── Data entries
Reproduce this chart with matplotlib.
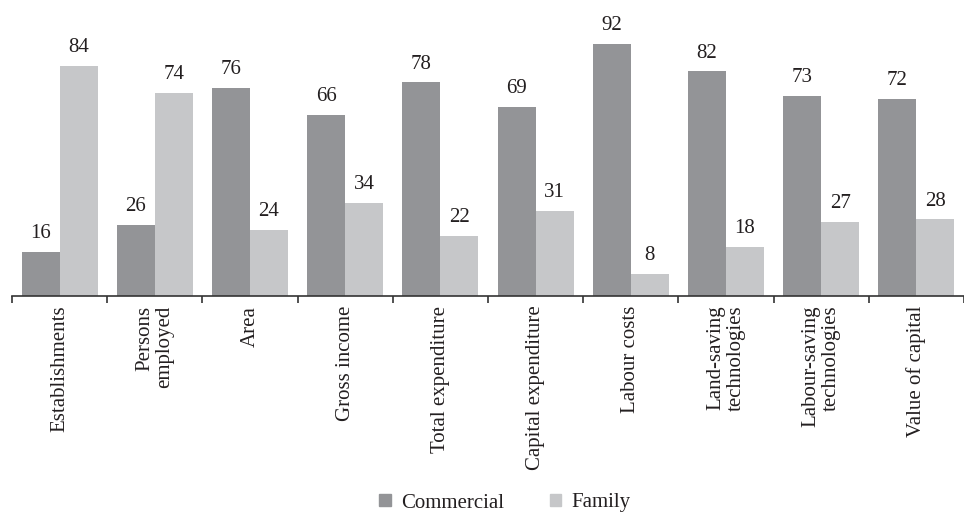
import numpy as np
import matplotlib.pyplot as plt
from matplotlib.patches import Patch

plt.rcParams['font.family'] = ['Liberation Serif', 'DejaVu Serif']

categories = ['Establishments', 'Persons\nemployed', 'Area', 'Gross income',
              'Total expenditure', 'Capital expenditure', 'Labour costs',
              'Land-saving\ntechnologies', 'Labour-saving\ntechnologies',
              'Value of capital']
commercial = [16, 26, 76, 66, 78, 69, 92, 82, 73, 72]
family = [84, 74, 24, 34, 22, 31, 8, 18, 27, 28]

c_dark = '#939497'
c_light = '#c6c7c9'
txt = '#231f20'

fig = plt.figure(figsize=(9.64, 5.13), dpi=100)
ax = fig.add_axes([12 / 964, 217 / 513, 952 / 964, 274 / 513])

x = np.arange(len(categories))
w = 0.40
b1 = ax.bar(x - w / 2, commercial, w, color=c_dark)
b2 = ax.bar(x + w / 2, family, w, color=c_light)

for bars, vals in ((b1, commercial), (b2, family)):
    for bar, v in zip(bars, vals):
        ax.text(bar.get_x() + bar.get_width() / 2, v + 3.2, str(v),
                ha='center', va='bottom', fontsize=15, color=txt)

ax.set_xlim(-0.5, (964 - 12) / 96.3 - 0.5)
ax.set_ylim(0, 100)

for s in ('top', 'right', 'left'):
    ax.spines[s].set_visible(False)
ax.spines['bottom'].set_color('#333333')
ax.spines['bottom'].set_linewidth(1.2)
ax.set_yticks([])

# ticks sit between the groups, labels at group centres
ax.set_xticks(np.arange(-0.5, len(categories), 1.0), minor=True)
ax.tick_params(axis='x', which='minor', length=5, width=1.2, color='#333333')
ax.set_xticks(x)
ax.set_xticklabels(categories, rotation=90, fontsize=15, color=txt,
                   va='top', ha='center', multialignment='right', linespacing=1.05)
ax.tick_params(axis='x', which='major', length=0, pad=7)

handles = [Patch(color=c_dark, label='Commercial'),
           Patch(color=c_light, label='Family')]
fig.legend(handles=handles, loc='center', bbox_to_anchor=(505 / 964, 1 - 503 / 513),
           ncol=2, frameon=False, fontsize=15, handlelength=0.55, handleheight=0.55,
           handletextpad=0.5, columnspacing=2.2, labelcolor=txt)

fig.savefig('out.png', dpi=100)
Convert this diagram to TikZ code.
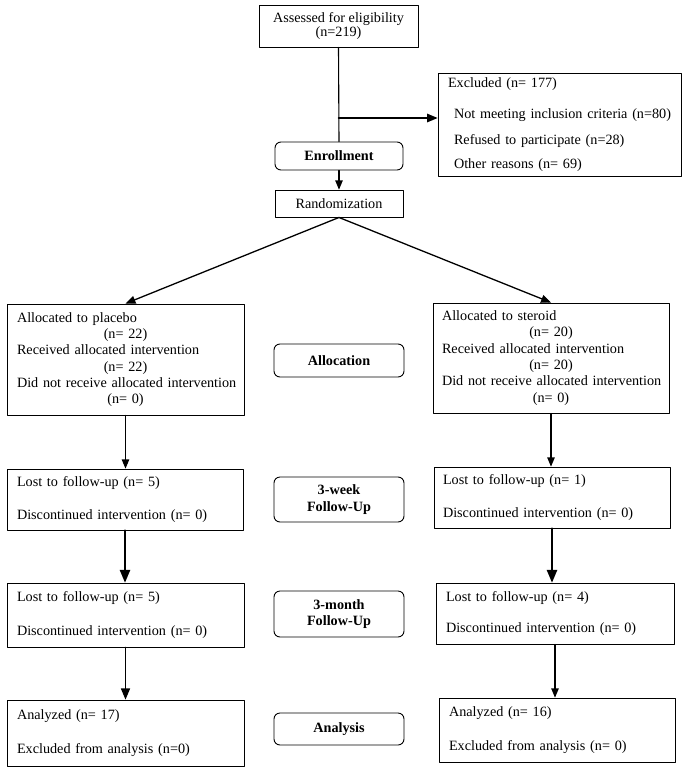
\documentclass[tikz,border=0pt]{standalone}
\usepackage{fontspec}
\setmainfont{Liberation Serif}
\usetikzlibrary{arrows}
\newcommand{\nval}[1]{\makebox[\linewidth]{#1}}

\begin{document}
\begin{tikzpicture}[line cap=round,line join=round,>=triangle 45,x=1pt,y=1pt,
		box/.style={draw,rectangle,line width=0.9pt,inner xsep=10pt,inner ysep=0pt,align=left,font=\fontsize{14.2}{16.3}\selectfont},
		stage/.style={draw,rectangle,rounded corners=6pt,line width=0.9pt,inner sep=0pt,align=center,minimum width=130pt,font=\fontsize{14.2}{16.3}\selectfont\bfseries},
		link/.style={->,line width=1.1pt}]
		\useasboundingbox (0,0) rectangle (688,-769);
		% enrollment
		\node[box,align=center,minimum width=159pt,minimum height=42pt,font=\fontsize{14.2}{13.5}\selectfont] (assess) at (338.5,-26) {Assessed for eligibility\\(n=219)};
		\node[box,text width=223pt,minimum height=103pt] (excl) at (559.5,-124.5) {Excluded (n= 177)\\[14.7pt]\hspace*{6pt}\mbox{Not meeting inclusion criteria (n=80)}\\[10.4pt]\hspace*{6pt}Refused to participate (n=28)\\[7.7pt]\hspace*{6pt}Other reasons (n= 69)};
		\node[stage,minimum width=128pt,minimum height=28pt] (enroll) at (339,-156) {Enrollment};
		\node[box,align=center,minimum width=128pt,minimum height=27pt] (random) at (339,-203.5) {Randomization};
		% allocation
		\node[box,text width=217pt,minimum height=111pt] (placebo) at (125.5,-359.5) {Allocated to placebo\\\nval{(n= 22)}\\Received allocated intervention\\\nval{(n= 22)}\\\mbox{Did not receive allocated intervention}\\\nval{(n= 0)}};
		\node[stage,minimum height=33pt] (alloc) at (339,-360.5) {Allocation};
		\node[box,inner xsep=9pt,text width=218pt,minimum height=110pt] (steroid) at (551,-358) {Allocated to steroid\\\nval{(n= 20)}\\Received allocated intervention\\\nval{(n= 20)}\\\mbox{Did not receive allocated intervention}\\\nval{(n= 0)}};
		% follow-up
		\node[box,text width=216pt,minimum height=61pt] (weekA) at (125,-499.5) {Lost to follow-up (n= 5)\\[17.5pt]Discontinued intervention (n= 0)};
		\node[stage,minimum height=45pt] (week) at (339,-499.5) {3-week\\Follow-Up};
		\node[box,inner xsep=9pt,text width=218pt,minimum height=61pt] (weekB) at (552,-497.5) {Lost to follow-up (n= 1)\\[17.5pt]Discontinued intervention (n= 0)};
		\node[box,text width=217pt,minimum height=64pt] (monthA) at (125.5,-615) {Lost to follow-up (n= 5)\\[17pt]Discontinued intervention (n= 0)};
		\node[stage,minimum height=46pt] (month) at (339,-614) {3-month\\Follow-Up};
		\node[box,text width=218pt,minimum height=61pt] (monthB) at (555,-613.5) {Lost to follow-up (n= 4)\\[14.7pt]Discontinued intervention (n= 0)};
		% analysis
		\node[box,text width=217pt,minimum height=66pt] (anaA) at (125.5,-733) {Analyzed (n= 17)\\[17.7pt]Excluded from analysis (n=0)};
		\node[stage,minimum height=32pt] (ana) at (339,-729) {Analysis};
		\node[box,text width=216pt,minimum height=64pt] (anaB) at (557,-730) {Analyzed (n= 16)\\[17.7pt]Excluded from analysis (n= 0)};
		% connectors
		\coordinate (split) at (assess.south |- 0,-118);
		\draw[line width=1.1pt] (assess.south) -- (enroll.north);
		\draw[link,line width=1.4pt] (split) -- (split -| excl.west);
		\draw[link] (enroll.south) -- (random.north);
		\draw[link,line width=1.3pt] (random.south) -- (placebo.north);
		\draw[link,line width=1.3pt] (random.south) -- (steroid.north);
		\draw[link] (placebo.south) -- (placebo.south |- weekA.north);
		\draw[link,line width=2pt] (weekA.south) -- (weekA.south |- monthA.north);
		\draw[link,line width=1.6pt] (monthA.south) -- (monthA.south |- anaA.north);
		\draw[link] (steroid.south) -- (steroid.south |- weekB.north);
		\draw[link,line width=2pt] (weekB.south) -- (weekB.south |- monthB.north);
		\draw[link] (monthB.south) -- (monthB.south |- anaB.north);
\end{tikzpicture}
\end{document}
────
── Data entries
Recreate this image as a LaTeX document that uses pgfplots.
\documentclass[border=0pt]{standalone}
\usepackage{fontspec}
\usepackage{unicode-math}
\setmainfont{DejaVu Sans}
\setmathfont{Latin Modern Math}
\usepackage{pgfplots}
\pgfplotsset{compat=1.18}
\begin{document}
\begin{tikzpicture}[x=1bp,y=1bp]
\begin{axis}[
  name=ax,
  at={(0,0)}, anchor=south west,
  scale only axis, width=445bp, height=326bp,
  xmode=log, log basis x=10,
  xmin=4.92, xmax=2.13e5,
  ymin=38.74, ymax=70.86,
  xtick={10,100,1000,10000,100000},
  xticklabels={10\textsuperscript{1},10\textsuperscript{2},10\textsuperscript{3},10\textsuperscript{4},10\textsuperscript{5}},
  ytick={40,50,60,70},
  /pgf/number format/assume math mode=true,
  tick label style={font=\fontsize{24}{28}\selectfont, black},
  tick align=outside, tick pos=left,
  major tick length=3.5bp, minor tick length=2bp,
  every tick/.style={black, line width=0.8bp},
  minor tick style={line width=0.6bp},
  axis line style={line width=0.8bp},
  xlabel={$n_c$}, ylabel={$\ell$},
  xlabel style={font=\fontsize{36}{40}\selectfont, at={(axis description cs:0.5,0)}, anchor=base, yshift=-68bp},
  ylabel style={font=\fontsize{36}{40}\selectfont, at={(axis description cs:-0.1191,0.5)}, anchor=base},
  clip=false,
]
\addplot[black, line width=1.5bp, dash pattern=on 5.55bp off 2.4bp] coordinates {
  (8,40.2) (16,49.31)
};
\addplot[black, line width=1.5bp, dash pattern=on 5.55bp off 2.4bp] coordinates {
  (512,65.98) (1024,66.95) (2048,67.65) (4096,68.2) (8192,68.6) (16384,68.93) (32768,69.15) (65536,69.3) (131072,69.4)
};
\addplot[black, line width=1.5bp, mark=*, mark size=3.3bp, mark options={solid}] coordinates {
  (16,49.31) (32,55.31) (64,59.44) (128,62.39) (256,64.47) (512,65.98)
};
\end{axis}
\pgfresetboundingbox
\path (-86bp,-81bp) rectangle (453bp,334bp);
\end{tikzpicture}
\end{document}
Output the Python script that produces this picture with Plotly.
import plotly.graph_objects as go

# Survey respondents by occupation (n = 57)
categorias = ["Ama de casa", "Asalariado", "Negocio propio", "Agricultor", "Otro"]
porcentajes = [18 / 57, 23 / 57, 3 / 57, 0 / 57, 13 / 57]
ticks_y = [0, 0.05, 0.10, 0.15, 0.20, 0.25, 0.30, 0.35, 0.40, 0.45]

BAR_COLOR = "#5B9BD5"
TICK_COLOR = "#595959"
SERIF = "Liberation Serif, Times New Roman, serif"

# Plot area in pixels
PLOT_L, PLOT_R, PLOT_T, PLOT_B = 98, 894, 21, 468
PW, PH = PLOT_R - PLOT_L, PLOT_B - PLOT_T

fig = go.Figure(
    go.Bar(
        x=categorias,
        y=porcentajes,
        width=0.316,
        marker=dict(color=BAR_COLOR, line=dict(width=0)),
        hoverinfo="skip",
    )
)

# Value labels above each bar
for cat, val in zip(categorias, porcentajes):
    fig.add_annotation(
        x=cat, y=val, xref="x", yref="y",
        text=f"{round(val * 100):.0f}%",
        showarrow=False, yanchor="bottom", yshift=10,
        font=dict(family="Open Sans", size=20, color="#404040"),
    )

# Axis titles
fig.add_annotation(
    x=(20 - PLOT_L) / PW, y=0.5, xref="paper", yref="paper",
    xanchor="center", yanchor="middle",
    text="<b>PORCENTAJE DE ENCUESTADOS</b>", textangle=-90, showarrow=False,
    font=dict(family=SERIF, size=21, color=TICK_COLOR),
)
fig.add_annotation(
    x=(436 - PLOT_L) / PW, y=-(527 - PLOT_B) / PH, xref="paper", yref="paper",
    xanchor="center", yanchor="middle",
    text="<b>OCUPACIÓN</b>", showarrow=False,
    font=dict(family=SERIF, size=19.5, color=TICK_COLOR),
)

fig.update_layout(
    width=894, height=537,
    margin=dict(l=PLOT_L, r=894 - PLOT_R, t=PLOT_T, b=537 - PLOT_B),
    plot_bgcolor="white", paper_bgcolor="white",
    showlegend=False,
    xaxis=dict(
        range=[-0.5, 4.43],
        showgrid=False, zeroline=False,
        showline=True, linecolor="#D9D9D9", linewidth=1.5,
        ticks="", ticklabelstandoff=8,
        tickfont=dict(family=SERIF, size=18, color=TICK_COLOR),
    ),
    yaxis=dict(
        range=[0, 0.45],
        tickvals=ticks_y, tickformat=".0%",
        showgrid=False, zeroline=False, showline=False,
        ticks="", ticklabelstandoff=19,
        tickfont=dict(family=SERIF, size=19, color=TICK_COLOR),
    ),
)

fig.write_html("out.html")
────
Find all the lines containing "this" in the material, then copy them.

Reproduce this chart with matplotlib.
Convert this diagram to TikZ code.
Recreate this image as a LaTeX document that uses pgfplots.
Output the Python script that produces this picture with Plotly.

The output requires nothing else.